More than once, I waited for Eddie for hours even though he’d gave me the time and place the night before. Sometimes he turned up, always with his group of followers, three or four of them in tow. I couldn’t get him to separate from them. I wanted a walk– a long walk along the shore our feet in the water, maybe holding hands as we walked by jetty after jetty and talked about elegant mathematical solutions, Aldous Huxley, and Camus.Sunday morning the two of us sat down to a full breakfast — he had “pancakes and sausage, orange juice and coffee,” because that’s what Tony Bennett sang—“Why mess around with strife?” I had black coffee and toast. What I wanted was not the simple life but a great big love affair, and what Eddie wanted was a brief encounter, no strings. I wanted long walks, gazing into one another’s eyes, staying apart from the rest of my friends and his, drinking red wine out of glass goblets and watching the orange sun set over the bay. He wanted to be with his boys, making sure there were always a couple of cases of Bud on ice. I never said what I wanted because I really didn’t know the words for what I wanted. My notions of romance came from the movies—Natalie Wood and Steven McQueen, Richard Burton and Liz Taylor, Julie Christie and Dirk Bogarde. My notions of sex came from a paperback marriage manual that Suze had bought in a downtown bookstore. It contained such useful information as, “When the man is on top during intercourse, the woman might wrap her legs around his waist and when he reaches orgasm, squeeze his buttocks.” Eddie’s ideas about women seemed to come from his friends. They flitted from one girl to the next. If the girl was easy, the guy took what he wanted and moved on. If the girl withheld her favors, the guy moved on. None of them, least of all Eddie, was ready for what I had in mind, grownup love and grownup sex.
On Monday night, I went straight for someone’s tequila , drank it straight over ice with salt around the rim of the glass. I soon found myself climbing up from the bench along the edge of the boardwalk to the rail above it and trying to tightrope walk in my inebriated state, then quickly losing my balance and falling. Robie caught and steadied me, walking me back to the Stowaway where I passed out on one of the twin beds. I awoke the next morning in the bathtub, cuddled up with pillow and blanket. I tossed my makeshift bedding out of the tub and took a hot shower, then slipped into my best Bermuda shorts and a white halter top that I thought showed off what little tan I had.

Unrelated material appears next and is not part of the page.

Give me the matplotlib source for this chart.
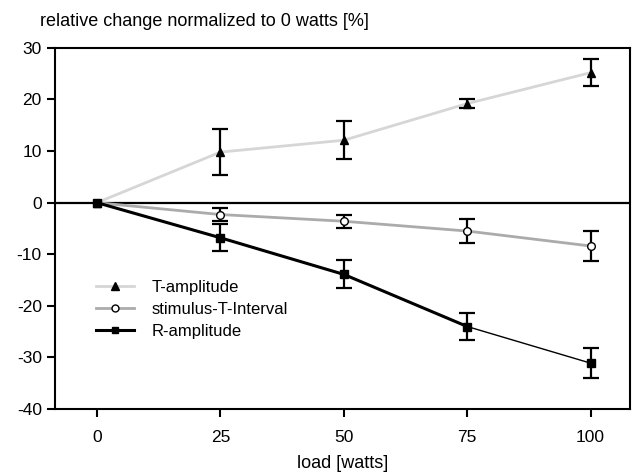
import matplotlib

matplotlib.use("Agg")
import matplotlib.pyplot as plt
from matplotlib.lines import Line2D

plt.rcParams["font.family"] = ["Liberation Sans", "DejaVu Sans"]
plt.rcParams["axes.unicode_minus"] = False

# load levels [watts]
loads = [0, 25, 50, 75, 100]

# relative change normalized to 0 watts [%], mean and error
t_amp = [0, 9.8, 12.1, 19.2, 25.2]
t_amp_err = [0, 4.4, 3.7, 0.9, 2.6]

stim_t = [0, -2.3, -3.6, -5.5, -8.4]
stim_t_err = [0, 1.3, 1.3, 2.3, 2.9]

r_amp = [0, -6.8, -13.9, -24.0, -31.1]
r_amp_err = [0, 2.6, 2.7, 2.6, 2.9]

xticks = [0, 25, 50, 75, 100]
yticks = [30, 20, 10, 0, -10, -20, -30, -40]

fig = plt.figure(figsize=(6.32, 4.74), dpi=100)
ax = fig.add_axes([0.087, 0.137, 0.910, 0.762])

ax.axhline(0, color="black", linewidth=1.6, zorder=1)

# connecting lines
ax.plot(loads, t_amp, color="#d6d6d6", linewidth=2.0, zorder=2)
ax.plot(loads, stim_t, color="#ababab", linewidth=2.0, zorder=2)
ax.plot(loads[:4], r_amp[:4], color="black", linewidth=2.2, zorder=2)
ax.plot(loads[3:], r_amp[3:], color="black", linewidth=1.0, zorder=2)

err_kw = dict(fmt="none", ecolor="black", elinewidth=1.6, capsize=5.5,
              capthick=1.6, zorder=3)
ax.errorbar(loads[1:], t_amp[1:], yerr=t_amp_err[1:], **err_kw)
ax.errorbar(loads[1:], stim_t[1:], yerr=stim_t_err[1:], **err_kw)
ax.errorbar(loads[1:], r_amp[1:], yerr=r_amp_err[1:], **err_kw)

ax.plot(loads, t_amp, linestyle="none", marker="^", markersize=6.2,
        color="black", zorder=4)
ax.plot(loads, stim_t, linestyle="none", marker="o", markersize=5.5,
        markerfacecolor="white", markeredgecolor="black",
        markeredgewidth=1.0, zorder=4)
ax.plot(loads, r_amp, linestyle="none", marker="s", markersize=5.6,
        color="black", zorder=5)

ax.set_xlim(-8.5, 108)
ax.set_ylim(-40, 30)
ax.set_xticks(xticks)
ax.set_yticks(yticks)
ax.tick_params(direction="out", length=6, width=1.5, labelsize=12.5,
               colors="black")
ax.tick_params(axis="x", pad=9)
for s in ax.spines.values():
    s.set_linewidth(1.5)
    s.set_color("black")

ax.set_xlabel("load [watts]", fontsize=13, labelpad=7)
fig.text(0.063, 0.955, "relative change normalized to 0 watts [%]",
         fontsize=13, ha="left", va="center")

handles = [
    Line2D([], [], color="#d6d6d6", linewidth=2, marker="^", markersize=5.5,
           markerfacecolor="black", markeredgecolor="black"),
    Line2D([], [], color="#ababab", linewidth=2, marker="o", markersize=5,
           markerfacecolor="white", markeredgecolor="black"),
    Line2D([], [], color="black", linewidth=2.2, marker="s", markersize=5,
           markerfacecolor="black", markeredgecolor="black"),
]
labels = ["T-amplitude", "stimulus-T-Interval", "R-amplitude"]
ax.legend(handles, labels, loc="upper left", bbox_to_anchor=(0.06, 0.375),
          frameon=False, fontsize=12, handlelength=2.3, handletextpad=1.0,
          labelspacing=0.4, borderaxespad=0)

fig.savefig("out.png", dpi=100)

Tiptoeing past my sleeping friends, two to a bed, I walked next door to the French Quarter and knocked on the door. Eddie’s brother answered my knock, and I told him to get lost. The radio was playing softly and it looked as though no one had slept in two of the beds. Eddie was sitting on the third bed, and the sheets were rumpled and twisted. He was wearing a clean white towel wrapped around his waist. His skin was golden brown from the sun, and his arms and chest muscled from the construction work he was doing that summer. He had trouble looking me in the eye. I sat next to him, took his hand and leaned against him. He smelled of Ivory soap and cigarettes. He lit a cigarette, not bothering to offer me one. He couldn’t be with me, he said, because he’d just spent the night with my friend Suze. Suze! Suze of the golden hair, green eyes and high cheekbones, small breasted but with the world’s best legs. She had an older boyfriend she’d been sleeping with for two years, and she’d left him back in Baltimore at his well-paid, full time job. How dare she! How dare Eddie!
We were supposed to go out to dinner at English’s Chicken House that night, a date we’d made the first day at the beach. “The least I can do is take you to dinner,” he said.
“Oh, sort of a consolation prize?” I asked him. “Forget it, Eddie. The Chicken House is off!” I hollered. I stomped out of the room, making sure to slam the door extra hard.
It was a stunning sunny day. The ocean’s perpetual rhythm was in the background, calling me in for a swim, but all I wanted was catch a bus home. I wanted to sleep in my own room, in my own bed, without six or seven people tramping in and out all night long. I wanted to eat real food for breakfast instead of making do with cigarettes and coffee. I saw Eddie a couple of times after that and I tried to be cool, standoffish. When my parents went away for the weekend, he came over and spent the night. It was what I’d wanted for so long, but he left before dawn the next day, hitchhiking back to his house. I longed to be with him, but then sometimes told him I was busy when I wasn’t.
A few days before I left for Michigan, we sat on my back steps looking out into the small backyard. I only half heard the cicadas’ long hum in the background. Eddie said he couldn’t trust me because I was on a quest for experience. Who isn’t, at nineteen, I asked him. He said he was afraid that if we kept on, I might get pregnant and trap him. I was incensed. Why would he think I wanted to get married when I had college and my whole life ahead of me? Why would he think I would want to be with an alcoholic in training? I knew all about contraceptive foam, and Suze, once we’d made up, showed me how to use it.
We wrote to each other that fall, letters full of ordinary details and literary allusions. When I came home for Christmas break, he surprised me by meeting me at the bus station. He wore a coat and tie because he was working holiday hours at a department store to make extra money. He dropped me at my hosue and then went back to work. A weke later, he invited me to a college dance and to the ratty downtown apartment he and the guys had rented, where they went to drink. The furniture was losing its stuffing through slits in the old upholstery, and the bathroom was the dirtiest I’d ever seen. The last night I saw Eddie was two days after New Year’s at an impromptu party at Robie’s house. He brought another girl who told me she was studying to become a beautician. She was sweet and dumb. I wore my little black dress and felt overdressed, when I had aimed for sophisticated. Eddie ignored me, and then for a moment, he met my eyes. I smiled a tight little smile, then turned and walked out. You win, I thought. I went on with my quest for experience, never glancing back. What sticks with me most are those silly lines from Tony Bennett and Aldous Huxley, and my fear of walking tightrope on boardwalk railings, nothing more.